------ Entries supplied ------

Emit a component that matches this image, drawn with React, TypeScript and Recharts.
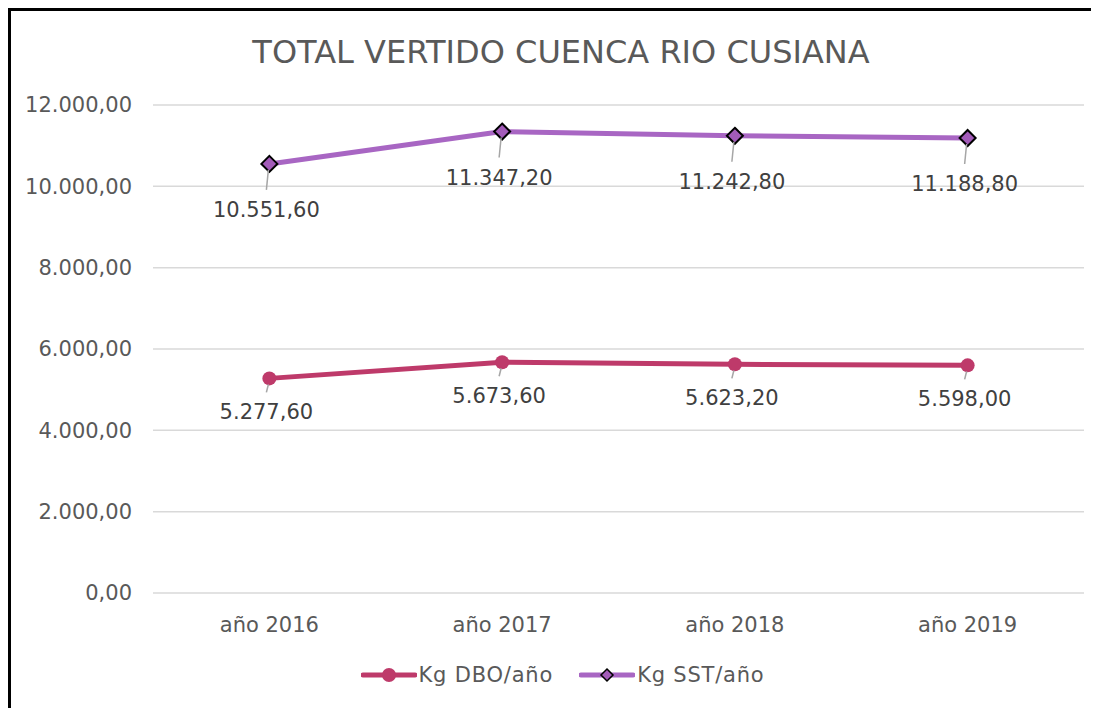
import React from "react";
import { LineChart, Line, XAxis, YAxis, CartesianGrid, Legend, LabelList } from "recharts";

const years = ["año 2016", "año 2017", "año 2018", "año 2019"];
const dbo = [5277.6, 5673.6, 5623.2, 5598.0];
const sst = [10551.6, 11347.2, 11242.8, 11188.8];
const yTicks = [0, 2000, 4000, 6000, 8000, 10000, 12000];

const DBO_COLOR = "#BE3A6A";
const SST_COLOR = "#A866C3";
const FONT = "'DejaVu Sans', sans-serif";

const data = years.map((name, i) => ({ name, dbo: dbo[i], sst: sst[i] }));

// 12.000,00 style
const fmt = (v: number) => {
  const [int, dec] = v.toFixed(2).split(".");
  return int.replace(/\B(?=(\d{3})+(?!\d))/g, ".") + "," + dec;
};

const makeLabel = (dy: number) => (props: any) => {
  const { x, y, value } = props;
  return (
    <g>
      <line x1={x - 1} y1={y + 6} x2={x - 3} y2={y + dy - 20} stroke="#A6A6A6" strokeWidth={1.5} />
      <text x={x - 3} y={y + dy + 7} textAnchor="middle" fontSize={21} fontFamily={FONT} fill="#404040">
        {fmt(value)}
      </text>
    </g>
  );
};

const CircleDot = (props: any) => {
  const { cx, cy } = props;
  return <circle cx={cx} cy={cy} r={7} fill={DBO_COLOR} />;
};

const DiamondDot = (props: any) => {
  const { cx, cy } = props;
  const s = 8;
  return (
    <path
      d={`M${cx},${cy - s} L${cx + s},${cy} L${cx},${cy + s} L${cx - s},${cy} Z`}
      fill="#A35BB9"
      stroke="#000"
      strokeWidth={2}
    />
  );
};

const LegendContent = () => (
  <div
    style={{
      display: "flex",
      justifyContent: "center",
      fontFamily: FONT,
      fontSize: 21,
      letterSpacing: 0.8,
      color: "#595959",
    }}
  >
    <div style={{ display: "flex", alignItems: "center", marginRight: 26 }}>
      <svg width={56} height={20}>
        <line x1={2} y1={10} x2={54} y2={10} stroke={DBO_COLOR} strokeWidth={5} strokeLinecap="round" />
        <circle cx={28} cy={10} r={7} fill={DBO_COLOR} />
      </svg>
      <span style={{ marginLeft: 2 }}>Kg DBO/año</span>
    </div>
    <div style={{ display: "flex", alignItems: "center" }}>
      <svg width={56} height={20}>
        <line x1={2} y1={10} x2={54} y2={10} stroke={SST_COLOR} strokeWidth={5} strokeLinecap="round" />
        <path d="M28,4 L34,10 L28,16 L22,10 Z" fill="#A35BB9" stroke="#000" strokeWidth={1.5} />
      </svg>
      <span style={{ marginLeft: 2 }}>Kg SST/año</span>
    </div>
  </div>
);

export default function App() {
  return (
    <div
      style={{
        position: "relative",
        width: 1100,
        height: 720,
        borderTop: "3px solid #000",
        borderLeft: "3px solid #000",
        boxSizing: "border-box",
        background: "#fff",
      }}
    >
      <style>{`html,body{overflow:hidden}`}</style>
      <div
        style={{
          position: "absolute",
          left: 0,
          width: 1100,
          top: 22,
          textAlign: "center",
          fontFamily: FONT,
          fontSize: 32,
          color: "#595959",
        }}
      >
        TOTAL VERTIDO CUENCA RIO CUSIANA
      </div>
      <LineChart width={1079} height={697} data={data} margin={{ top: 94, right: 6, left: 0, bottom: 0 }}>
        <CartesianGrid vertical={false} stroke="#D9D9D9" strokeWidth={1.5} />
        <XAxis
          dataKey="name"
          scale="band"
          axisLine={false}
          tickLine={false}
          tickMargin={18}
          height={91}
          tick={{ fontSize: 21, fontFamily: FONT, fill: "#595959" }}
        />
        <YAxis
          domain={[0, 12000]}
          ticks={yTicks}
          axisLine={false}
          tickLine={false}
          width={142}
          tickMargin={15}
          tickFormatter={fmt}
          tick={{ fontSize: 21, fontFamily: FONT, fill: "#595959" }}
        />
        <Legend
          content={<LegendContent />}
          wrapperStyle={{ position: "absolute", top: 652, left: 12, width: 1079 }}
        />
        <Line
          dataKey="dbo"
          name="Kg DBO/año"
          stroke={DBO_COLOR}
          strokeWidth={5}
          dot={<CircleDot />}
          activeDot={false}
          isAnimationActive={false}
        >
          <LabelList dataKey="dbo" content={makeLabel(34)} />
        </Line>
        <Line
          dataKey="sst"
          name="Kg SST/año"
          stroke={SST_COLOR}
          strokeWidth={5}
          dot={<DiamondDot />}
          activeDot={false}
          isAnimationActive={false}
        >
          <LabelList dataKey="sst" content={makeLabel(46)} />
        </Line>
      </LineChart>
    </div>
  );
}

------
------ Entries supplied ------

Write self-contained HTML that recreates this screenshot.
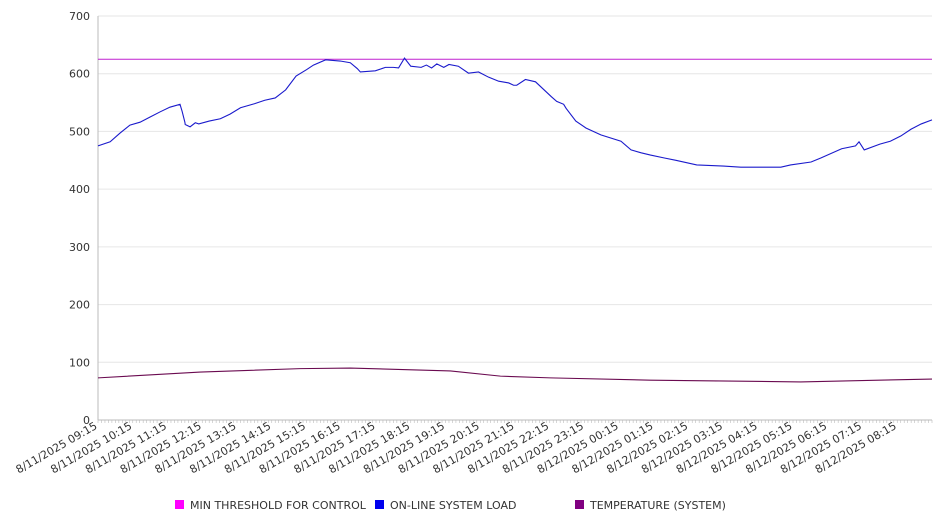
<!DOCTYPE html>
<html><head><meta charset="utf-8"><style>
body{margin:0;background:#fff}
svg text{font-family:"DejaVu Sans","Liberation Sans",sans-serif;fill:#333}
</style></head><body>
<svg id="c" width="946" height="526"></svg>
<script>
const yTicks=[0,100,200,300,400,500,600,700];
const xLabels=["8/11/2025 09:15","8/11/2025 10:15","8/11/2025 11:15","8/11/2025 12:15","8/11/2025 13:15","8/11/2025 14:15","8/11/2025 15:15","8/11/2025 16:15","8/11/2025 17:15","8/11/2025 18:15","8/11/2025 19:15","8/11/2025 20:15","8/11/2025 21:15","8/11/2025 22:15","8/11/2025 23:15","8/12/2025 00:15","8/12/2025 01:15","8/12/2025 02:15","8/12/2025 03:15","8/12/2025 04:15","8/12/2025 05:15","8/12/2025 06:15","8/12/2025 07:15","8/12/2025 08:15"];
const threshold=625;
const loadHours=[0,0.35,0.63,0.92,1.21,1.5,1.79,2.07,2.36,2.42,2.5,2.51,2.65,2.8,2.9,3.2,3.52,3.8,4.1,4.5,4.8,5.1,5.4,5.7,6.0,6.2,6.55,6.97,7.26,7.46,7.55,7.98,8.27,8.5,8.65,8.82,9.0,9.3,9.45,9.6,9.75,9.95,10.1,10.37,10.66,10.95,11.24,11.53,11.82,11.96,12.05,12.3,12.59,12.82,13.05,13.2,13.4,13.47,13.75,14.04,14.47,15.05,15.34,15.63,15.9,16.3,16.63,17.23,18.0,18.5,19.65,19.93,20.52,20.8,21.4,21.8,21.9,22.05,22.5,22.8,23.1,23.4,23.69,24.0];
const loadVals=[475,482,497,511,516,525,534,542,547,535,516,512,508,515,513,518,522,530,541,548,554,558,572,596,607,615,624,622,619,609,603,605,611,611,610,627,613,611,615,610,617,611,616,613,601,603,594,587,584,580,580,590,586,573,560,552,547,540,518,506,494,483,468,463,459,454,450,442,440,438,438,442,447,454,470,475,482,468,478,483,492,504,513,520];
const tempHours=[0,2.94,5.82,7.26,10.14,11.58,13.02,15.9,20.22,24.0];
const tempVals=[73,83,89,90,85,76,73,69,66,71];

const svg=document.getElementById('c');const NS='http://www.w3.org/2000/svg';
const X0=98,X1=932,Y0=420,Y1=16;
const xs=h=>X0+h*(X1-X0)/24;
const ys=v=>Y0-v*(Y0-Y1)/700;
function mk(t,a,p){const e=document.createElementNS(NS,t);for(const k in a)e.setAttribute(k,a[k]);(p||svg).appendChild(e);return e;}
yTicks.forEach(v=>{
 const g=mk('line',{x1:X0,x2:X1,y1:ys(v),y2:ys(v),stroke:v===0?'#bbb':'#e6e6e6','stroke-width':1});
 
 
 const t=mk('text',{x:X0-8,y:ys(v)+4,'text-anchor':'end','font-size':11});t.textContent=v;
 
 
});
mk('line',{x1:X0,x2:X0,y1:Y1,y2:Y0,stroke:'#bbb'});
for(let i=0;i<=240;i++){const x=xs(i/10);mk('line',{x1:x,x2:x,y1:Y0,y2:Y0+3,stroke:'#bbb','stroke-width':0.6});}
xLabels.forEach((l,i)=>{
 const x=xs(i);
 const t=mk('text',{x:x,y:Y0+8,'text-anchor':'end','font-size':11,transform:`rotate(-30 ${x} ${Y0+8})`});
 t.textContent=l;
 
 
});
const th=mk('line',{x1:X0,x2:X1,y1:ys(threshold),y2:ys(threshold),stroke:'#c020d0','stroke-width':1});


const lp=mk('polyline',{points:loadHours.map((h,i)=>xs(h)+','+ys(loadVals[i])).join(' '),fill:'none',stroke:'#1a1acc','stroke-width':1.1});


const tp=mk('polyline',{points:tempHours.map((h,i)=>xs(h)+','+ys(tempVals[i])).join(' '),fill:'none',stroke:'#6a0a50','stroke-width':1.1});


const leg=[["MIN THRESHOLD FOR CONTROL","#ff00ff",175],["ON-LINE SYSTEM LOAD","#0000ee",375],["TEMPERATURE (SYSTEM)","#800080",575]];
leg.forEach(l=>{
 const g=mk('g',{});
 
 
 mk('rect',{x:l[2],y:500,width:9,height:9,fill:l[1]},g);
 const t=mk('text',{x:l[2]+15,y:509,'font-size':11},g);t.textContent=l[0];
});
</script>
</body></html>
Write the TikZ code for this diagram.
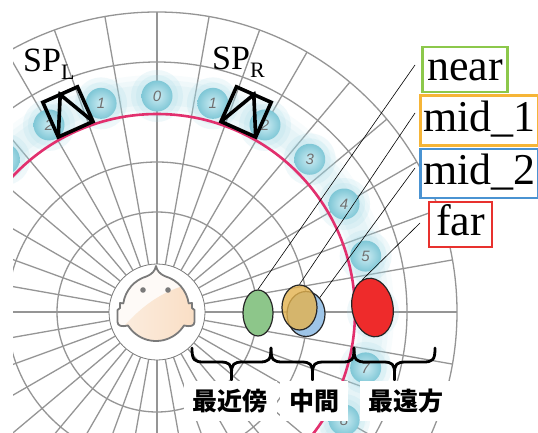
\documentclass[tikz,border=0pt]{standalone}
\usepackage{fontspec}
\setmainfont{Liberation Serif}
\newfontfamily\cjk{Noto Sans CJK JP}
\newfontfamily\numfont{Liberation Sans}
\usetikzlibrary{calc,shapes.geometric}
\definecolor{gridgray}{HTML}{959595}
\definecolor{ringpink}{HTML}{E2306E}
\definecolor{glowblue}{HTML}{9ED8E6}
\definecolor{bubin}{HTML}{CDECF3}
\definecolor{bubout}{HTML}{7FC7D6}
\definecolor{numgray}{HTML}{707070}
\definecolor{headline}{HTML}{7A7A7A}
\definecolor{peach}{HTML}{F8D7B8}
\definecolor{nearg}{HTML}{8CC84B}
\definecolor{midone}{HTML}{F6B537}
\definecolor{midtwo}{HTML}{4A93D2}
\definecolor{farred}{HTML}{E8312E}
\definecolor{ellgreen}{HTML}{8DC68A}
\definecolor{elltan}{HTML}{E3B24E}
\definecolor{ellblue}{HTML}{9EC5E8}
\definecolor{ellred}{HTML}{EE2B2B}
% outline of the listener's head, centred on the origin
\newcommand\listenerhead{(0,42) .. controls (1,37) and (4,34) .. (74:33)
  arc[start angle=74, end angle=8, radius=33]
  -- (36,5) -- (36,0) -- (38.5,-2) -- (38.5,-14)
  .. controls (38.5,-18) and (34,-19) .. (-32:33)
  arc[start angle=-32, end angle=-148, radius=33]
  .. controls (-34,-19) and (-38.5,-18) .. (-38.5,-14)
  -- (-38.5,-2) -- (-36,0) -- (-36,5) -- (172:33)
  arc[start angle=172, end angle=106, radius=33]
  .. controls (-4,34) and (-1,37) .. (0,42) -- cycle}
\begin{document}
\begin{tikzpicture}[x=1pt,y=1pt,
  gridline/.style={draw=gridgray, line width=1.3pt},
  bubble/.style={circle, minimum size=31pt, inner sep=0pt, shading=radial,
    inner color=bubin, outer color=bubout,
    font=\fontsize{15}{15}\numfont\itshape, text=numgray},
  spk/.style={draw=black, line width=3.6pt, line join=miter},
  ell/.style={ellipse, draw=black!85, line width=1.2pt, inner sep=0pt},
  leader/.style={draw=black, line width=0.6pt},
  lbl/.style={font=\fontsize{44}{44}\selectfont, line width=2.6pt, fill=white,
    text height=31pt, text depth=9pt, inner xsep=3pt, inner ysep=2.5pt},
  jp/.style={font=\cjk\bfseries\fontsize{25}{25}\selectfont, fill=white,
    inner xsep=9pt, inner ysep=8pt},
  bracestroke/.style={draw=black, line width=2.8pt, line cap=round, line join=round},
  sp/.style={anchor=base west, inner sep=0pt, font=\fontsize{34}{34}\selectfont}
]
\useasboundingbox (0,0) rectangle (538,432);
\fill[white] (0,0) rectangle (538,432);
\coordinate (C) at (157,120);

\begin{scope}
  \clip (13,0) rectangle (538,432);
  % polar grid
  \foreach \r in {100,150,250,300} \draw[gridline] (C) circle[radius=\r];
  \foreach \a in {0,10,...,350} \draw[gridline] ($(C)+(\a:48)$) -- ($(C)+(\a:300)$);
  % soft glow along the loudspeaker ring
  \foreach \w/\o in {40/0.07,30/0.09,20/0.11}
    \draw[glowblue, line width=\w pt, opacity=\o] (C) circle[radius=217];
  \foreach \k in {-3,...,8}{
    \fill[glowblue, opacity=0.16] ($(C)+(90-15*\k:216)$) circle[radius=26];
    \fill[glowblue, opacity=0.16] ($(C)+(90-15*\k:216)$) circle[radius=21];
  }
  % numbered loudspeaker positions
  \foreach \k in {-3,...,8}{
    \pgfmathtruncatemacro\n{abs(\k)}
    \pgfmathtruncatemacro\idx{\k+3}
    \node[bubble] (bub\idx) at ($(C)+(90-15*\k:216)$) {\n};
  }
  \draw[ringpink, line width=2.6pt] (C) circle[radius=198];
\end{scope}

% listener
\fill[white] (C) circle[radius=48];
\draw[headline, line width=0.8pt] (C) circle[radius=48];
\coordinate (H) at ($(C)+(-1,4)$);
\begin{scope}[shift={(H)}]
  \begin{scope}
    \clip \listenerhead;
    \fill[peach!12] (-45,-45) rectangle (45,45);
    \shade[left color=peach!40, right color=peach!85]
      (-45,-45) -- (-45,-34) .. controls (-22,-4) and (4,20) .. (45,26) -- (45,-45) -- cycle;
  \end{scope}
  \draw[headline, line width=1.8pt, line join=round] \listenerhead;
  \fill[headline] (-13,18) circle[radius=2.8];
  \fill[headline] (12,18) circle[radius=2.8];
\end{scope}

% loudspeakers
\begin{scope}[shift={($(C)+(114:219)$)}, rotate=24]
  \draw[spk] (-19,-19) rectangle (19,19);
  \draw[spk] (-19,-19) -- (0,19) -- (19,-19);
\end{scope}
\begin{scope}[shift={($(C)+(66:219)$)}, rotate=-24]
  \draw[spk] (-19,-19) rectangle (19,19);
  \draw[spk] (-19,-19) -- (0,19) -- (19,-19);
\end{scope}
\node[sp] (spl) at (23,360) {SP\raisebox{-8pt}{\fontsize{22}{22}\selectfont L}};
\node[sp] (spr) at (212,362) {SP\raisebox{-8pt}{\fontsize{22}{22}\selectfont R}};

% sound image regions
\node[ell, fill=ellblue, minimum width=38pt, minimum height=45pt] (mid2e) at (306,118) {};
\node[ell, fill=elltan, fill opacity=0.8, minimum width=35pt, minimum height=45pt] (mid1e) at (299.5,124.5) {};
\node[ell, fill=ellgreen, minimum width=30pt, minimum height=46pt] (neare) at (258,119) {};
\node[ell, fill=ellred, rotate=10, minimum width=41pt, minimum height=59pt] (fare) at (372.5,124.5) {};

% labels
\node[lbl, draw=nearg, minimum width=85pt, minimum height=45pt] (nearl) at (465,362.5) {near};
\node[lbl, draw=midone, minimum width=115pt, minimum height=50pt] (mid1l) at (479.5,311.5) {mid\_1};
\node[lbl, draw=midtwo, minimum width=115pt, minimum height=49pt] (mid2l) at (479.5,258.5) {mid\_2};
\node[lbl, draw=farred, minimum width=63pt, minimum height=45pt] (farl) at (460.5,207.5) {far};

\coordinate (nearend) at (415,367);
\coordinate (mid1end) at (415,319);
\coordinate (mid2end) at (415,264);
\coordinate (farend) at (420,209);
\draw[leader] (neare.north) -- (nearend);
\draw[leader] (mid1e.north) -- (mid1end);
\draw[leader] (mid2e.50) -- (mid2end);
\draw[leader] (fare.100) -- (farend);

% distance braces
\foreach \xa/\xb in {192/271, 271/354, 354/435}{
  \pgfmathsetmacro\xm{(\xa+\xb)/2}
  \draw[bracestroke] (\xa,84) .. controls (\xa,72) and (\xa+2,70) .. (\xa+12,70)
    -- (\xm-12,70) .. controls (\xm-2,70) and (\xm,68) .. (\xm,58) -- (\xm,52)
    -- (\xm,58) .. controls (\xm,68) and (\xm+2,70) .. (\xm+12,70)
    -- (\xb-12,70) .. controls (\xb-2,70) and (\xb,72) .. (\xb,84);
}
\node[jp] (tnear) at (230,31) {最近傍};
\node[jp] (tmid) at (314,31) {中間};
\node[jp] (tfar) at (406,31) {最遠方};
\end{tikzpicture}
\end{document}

------

→ **Exercise aim**
Copy each line of the listing in which the word "this" can be found.

→ **Solution**
Emit a component that matches this image, drawn with React, TypeScript and Recharts.
Write self-contained HTML that recreates this screenshot.
Write the TikZ code for this diagram.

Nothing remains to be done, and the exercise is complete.